_DATA_:
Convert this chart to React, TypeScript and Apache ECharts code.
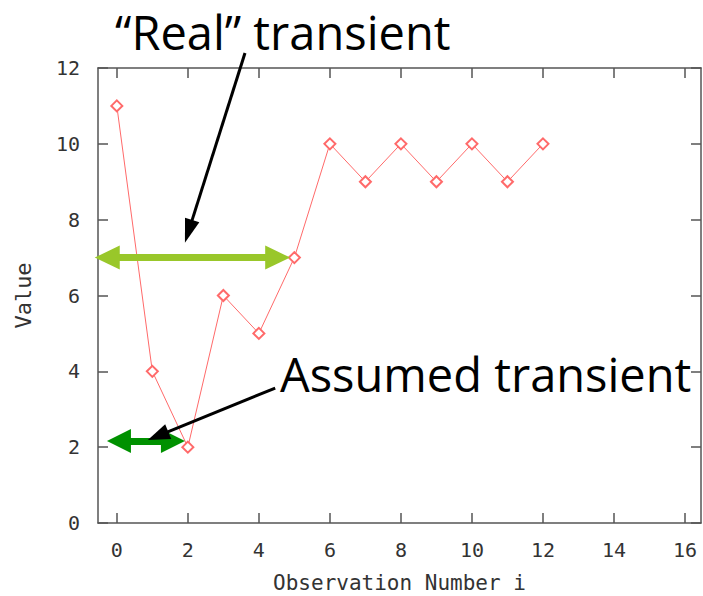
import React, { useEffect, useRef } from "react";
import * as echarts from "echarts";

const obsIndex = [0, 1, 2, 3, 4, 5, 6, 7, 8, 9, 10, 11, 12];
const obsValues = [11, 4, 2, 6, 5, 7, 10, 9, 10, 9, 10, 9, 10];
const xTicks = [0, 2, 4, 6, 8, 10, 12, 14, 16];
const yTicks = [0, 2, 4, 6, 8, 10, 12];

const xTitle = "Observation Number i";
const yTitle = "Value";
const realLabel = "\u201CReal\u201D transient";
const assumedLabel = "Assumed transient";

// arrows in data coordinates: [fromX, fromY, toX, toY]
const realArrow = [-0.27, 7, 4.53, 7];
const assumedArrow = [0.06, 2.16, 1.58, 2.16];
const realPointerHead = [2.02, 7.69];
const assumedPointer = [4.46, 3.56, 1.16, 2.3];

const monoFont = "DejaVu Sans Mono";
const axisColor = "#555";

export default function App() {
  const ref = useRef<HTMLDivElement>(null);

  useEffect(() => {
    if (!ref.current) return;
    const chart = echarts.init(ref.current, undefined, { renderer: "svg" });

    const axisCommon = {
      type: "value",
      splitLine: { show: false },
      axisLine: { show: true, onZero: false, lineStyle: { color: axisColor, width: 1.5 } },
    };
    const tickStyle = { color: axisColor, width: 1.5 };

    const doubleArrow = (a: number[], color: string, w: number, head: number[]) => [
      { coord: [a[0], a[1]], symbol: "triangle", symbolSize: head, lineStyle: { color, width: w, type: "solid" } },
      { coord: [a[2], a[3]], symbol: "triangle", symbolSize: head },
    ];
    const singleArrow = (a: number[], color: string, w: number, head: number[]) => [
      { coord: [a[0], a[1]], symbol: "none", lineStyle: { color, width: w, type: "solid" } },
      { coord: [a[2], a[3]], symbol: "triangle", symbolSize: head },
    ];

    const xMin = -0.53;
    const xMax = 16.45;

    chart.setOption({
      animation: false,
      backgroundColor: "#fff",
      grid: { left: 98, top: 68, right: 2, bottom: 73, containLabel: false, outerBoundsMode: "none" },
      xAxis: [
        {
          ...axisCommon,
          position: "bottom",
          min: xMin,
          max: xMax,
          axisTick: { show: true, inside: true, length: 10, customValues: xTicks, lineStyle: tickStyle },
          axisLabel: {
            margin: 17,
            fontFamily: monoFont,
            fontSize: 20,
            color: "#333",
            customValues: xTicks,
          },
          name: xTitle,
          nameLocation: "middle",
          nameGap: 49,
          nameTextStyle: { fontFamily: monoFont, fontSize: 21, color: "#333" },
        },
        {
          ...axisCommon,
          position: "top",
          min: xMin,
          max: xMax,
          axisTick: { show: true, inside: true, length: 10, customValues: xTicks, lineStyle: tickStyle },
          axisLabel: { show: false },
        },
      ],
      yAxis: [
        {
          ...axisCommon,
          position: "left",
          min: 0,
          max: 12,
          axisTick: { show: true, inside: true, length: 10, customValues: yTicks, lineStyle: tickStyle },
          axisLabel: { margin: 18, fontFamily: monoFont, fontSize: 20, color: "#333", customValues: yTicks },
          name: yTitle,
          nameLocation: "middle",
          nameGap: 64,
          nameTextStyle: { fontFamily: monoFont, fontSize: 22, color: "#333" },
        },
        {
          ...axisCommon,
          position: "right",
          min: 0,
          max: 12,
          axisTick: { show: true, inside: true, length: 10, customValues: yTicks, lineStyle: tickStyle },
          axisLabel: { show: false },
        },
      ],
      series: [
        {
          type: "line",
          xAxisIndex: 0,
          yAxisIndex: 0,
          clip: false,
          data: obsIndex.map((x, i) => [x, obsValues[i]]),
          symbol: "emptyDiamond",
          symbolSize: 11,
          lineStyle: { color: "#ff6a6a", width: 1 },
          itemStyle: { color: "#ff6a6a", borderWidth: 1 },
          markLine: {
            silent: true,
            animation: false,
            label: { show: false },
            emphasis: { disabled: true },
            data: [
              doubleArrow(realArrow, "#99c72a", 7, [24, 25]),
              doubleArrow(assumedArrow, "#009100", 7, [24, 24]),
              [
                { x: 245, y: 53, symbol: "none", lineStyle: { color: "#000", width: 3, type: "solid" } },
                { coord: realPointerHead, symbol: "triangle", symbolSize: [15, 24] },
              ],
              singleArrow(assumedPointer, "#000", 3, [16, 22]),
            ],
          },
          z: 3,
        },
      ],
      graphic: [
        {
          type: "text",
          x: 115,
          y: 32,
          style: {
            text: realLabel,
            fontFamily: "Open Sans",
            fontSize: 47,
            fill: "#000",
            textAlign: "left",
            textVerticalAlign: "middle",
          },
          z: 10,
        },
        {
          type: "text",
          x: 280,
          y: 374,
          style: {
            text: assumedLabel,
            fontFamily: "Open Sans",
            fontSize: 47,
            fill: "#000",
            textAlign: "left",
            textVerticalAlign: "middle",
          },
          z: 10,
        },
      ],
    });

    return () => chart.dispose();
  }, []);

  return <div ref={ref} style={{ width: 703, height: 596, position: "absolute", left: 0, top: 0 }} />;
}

_PROBLEM TO WORK ON_: Go through the listing above and write it out again exactly, dropping the pictures.

_RESPONSE BELOW_:
Convert this chart to React, TypeScript and Apache ECharts code.
import React, { useEffect, useRef } from "react";
import * as echarts from "echarts";

const obsIndex = [0, 1, 2, 3, 4, 5, 6, 7, 8, 9, 10, 11, 12];
const obsValues = [11, 4, 2, 6, 5, 7, 10, 9, 10, 9, 10, 9, 10];
const xTicks = [0, 2, 4, 6, 8, 10, 12, 14, 16];
const yTicks = [0, 2, 4, 6, 8, 10, 12];

const xTitle = "Observation Number i";
const yTitle = "Value";
const realLabel = "\u201CReal\u201D transient";
const assumedLabel = "Assumed transient";

// arrows in data coordinates: [fromX, fromY, toX, toY]
const realArrow = [-0.27, 7, 4.53, 7];
const assumedArrow = [0.06, 2.16, 1.58, 2.16];
const realPointerHead = [2.02, 7.69];
const assumedPointer = [4.46, 3.56, 1.16, 2.3];

const monoFont = "DejaVu Sans Mono";
const axisColor = "#555";

export default function App() {
  const ref = useRef<HTMLDivElement>(null);

  useEffect(() => {
    if (!ref.current) return;
    const chart = echarts.init(ref.current, undefined, { renderer: "svg" });

    const axisCommon = {
      type: "value",
      splitLine: { show: false },
      axisLine: { show: true, onZero: false, lineStyle: { color: axisColor, width: 1.5 } },
    };
    const tickStyle = { color: axisColor, width: 1.5 };

    const doubleArrow = (a: number[], color: string, w: number, head: number[]) => [
      { coord: [a[0], a[1]], symbol: "triangle", symbolSize: head, lineStyle: { color, width: w, type: "solid" } },
      { coord: [a[2], a[3]], symbol: "triangle", symbolSize: head },
    ];
    const singleArrow = (a: number[], color: string, w: number, head: number[]) => [
      { coord: [a[0], a[1]], symbol: "none", lineStyle: { color, width: w, type: "solid" } },
      { coord: [a[2], a[3]], symbol: "triangle", symbolSize: head },
    ];

    const xMin = -0.53;
    const xMax = 16.45;

    chart.setOption({
      animation: false,
      backgroundColor: "#fff",
      grid: { left: 98, top: 68, right: 2, bottom: 73, containLabel: false, outerBoundsMode: "none" },
      xAxis: [
        {
          ...axisCommon,
          position: "bottom",
          min: xMin,
          max: xMax,
          axisTick: { show: true, inside: true, length: 10, customValues: xTicks, lineStyle: tickStyle },
          axisLabel: {
            margin: 17,
            fontFamily: monoFont,
            fontSize: 20,
            color: "#333",
            customValues: xTicks,
          },
          name: xTitle,
          nameLocation: "middle",
          nameGap: 49,
          nameTextStyle: { fontFamily: monoFont, fontSize: 21, color: "#333" },
        },
        {
          ...axisCommon,
          position: "top",
          min: xMin,
          max: xMax,
          axisTick: { show: true, inside: true, length: 10, customValues: xTicks, lineStyle: tickStyle },
          axisLabel: { show: false },
        },
      ],
      yAxis: [
        {
          ...axisCommon,
          position: "left",
          min: 0,
          max: 12,
          axisTick: { show: true, inside: true, length: 10, customValues: yTicks, lineStyle: tickStyle },
          axisLabel: { margin: 18, fontFamily: monoFont, fontSize: 20, color: "#333", customValues: yTicks },
          name: yTitle,
          nameLocation: "middle",
          nameGap: 64,
          nameTextStyle: { fontFamily: monoFont, fontSize: 22, color: "#333" },
        },
        {
          ...axisCommon,
          position: "right",
          min: 0,
          max: 12,
          axisTick: { show: true, inside: true, length: 10, customValues: yTicks, lineStyle: tickStyle },
          axisLabel: { show: false },
        },
      ],
      series: [
        {
          type: "line",
          xAxisIndex: 0,
          yAxisIndex: 0,
          clip: false,
          data: obsIndex.map((x, i) => [x, obsValues[i]]),
          symbol: "emptyDiamond",
          symbolSize: 11,
          lineStyle: { color: "#ff6a6a", width: 1 },
          itemStyle: { color: "#ff6a6a", borderWidth: 1 },
          markLine: {
            silent: true,
            animation: false,
            label: { show: false },
            emphasis: { disabled: true },
            data: [
              doubleArrow(realArrow, "#99c72a", 7, [24, 25]),
              doubleArrow(assumedArrow, "#009100", 7, [24, 24]),
              [
                { x: 245, y: 53, symbol: "none", lineStyle: { color: "#000", width: 3, type: "solid" } },
                { coord: realPointerHead, symbol: "triangle", symbolSize: [15, 24] },
              ],
              singleArrow(assumedPointer, "#000", 3, [16, 22]),
            ],
          },
          z: 3,
        },
      ],
      graphic: [
        {
          type: "text",
          x: 115,
          y: 32,
          style: {
            text: realLabel,
            fontFamily: "Open Sans",
            fontSize: 47,
            fill: "#000",
            textAlign: "left",
            textVerticalAlign: "middle",
          },
          z: 10,
        },
        {
          type: "text",
          x: 280,
          y: 374,
          style: {
            text: assumedLabel,
            fontFamily: "Open Sans",
            fontSize: 47,
            fill: "#000",
            textAlign: "left",
            textVerticalAlign: "middle",
          },
          z: 10,
        },
      ],
    });

    return () => chart.dispose();
  }, []);

  return <div ref={ref} style={{ width: 703, height: 596, position: "absolute", left: 0, top: 0 }} />;
}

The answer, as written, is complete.